::: DATA
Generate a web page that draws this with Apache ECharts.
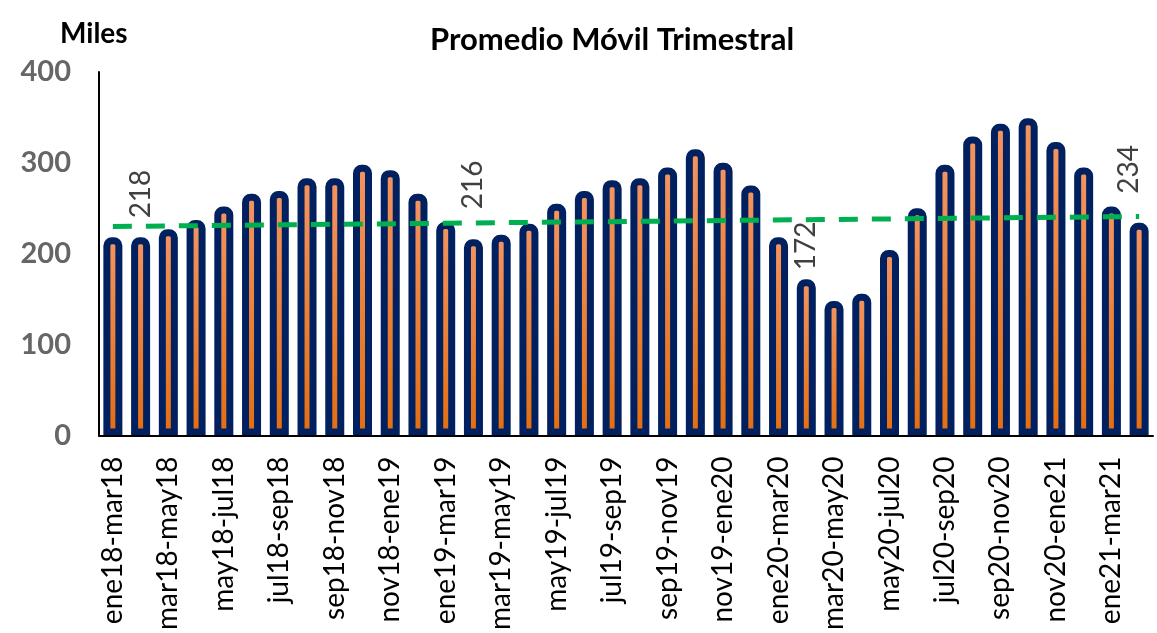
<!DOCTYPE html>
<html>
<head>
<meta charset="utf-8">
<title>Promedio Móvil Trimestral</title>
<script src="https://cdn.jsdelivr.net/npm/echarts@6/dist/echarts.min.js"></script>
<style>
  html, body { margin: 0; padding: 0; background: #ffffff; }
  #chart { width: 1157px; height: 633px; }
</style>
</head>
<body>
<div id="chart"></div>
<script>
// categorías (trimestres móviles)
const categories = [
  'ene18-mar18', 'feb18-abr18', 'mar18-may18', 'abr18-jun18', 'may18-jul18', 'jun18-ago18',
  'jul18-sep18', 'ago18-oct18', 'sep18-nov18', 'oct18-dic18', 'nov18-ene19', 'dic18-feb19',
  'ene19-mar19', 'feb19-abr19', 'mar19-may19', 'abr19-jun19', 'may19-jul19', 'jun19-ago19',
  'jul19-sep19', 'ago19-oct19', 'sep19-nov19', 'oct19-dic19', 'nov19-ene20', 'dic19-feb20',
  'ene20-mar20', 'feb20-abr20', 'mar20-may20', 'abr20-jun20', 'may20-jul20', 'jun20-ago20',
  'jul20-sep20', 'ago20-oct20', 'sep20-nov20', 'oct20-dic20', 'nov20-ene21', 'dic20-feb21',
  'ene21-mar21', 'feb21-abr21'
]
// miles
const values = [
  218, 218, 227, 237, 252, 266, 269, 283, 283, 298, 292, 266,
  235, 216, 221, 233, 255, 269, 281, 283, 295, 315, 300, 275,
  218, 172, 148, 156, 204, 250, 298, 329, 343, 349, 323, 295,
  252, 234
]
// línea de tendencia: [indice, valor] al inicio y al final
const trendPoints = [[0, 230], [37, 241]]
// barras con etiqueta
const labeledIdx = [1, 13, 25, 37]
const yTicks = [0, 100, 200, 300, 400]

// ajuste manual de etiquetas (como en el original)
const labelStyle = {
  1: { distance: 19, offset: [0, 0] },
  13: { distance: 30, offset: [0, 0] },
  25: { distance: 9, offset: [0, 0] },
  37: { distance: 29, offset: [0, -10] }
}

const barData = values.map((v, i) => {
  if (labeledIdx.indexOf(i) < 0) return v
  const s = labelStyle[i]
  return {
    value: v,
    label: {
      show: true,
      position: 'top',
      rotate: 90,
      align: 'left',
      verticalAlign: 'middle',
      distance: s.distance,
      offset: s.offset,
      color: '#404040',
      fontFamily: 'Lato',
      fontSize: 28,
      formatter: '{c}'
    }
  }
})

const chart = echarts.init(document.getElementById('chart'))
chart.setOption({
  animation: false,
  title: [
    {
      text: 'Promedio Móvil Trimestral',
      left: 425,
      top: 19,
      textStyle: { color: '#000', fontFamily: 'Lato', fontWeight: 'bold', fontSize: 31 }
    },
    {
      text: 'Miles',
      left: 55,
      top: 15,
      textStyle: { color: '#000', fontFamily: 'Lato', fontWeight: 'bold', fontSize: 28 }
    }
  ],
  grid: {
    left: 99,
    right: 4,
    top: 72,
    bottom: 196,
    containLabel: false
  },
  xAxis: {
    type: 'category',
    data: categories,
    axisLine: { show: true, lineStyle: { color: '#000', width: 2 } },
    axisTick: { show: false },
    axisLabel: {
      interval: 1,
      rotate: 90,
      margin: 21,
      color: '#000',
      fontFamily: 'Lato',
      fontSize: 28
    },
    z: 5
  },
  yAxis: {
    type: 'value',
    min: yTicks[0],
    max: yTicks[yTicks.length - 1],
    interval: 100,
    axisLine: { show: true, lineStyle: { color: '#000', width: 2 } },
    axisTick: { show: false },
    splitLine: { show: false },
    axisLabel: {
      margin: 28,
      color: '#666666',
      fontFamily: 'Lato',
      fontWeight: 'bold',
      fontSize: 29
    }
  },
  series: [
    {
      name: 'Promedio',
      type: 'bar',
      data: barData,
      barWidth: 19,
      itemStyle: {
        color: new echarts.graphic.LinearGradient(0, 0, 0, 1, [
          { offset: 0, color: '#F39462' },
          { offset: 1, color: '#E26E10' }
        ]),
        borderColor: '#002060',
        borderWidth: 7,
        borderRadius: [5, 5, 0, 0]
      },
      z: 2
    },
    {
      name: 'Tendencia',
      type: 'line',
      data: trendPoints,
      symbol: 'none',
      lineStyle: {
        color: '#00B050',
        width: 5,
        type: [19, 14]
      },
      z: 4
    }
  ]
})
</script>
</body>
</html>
::::::
■ **SET PROBLEM**:
Quote the material exactly. Pictures stay out.

■ **THE RESPONSE**:
Generate a web page that draws this with Apache ECharts.
<!DOCTYPE html>
<html>
<head>
<meta charset="utf-8">
<title>Promedio Móvil Trimestral</title>
<script src="https://cdn.jsdelivr.net/npm/echarts@6/dist/echarts.min.js"></script>
<style>
  html, body { margin: 0; padding: 0; background: #ffffff; }
  #chart { width: 1157px; height: 633px; }
</style>
</head>
<body>
<div id="chart"></div>
<script>
// categorías (trimestres móviles)
const categories = [
  'ene18-mar18', 'feb18-abr18', 'mar18-may18', 'abr18-jun18', 'may18-jul18', 'jun18-ago18',
  'jul18-sep18', 'ago18-oct18', 'sep18-nov18', 'oct18-dic18', 'nov18-ene19', 'dic18-feb19',
  'ene19-mar19', 'feb19-abr19', 'mar19-may19', 'abr19-jun19', 'may19-jul19', 'jun19-ago19',
  'jul19-sep19', 'ago19-oct19', 'sep19-nov19', 'oct19-dic19', 'nov19-ene20', 'dic19-feb20',
  'ene20-mar20', 'feb20-abr20', 'mar20-may20', 'abr20-jun20', 'may20-jul20', 'jun20-ago20',
  'jul20-sep20', 'ago20-oct20', 'sep20-nov20', 'oct20-dic20', 'nov20-ene21', 'dic20-feb21',
  'ene21-mar21', 'feb21-abr21'
]
// miles
const values = [
  218, 218, 227, 237, 252, 266, 269, 283, 283, 298, 292, 266,
  235, 216, 221, 233, 255, 269, 281, 283, 295, 315, 300, 275,
  218, 172, 148, 156, 204, 250, 298, 329, 343, 349, 323, 295,
  252, 234
]
// línea de tendencia: [indice, valor] al inicio y al final
const trendPoints = [[0, 230], [37, 241]]
// barras con etiqueta
const labeledIdx = [1, 13, 25, 37]
const yTicks = [0, 100, 200, 300, 400]

// ajuste manual de etiquetas (como en el original)
const labelStyle = {
  1: { distance: 19, offset: [0, 0] },
  13: { distance: 30, offset: [0, 0] },
  25: { distance: 9, offset: [0, 0] },
  37: { distance: 29, offset: [0, -10] }
}

const barData = values.map((v, i) => {
  if (labeledIdx.indexOf(i) < 0) return v
  const s = labelStyle[i]
  return {
    value: v,
    label: {
      show: true,
      position: 'top',
      rotate: 90,
      align: 'left',
      verticalAlign: 'middle',
      distance: s.distance,
      offset: s.offset,
      color: '#404040',
      fontFamily: 'Lato',
      fontSize: 28,
      formatter: '{c}'
    }
  }
})

const chart = echarts.init(document.getElementById('chart'))
chart.setOption({
  animation: false,
  title: [
    {
      text: 'Promedio Móvil Trimestral',
      left: 425,
      top: 19,
      textStyle: { color: '#000', fontFamily: 'Lato', fontWeight: 'bold', fontSize: 31 }
    },
    {
      text: 'Miles',
      left: 55,
      top: 15,
      textStyle: { color: '#000', fontFamily: 'Lato', fontWeight: 'bold', fontSize: 28 }
    }
  ],
  grid: {
    left: 99,
    right: 4,
    top: 72,
    bottom: 196,
    containLabel: false
  },
  xAxis: {
    type: 'category',
    data: categories,
    axisLine: { show: true, lineStyle: { color: '#000', width: 2 } },
    axisTick: { show: false },
    axisLabel: {
      interval: 1,
      rotate: 90,
      margin: 21,
      color: '#000',
      fontFamily: 'Lato',
      fontSize: 28
    },
    z: 5
  },
  yAxis: {
    type: 'value',
    min: yTicks[0],
    max: yTicks[yTicks.length - 1],
    interval: 100,
    axisLine: { show: true, lineStyle: { color: '#000', width: 2 } },
    axisTick: { show: false },
    splitLine: { show: false },
    axisLabel: {
      margin: 28,
      color: '#666666',
      fontFamily: 'Lato',
      fontWeight: 'bold',
      fontSize: 29
    }
  },
  series: [
    {
      name: 'Promedio',
      type: 'bar',
      data: barData,
      barWidth: 19,
      itemStyle: {
        color: new echarts.graphic.LinearGradient(0, 0, 0, 1, [
          { offset: 0, color: '#F39462' },
          { offset: 1, color: '#E26E10' }
        ]),
        borderColor: '#002060',
        borderWidth: 7,
        borderRadius: [5, 5, 0, 0]
      },
      z: 2
    },
    {
      name: 'Tendencia',
      type: 'line',
      data: trendPoints,
      symbol: 'none',
      lineStyle: {
        color: '#00B050',
        width: 5,
        type: [19, 14]
      },
      z: 4
    }
  ]
})
</script>
</body>
</html>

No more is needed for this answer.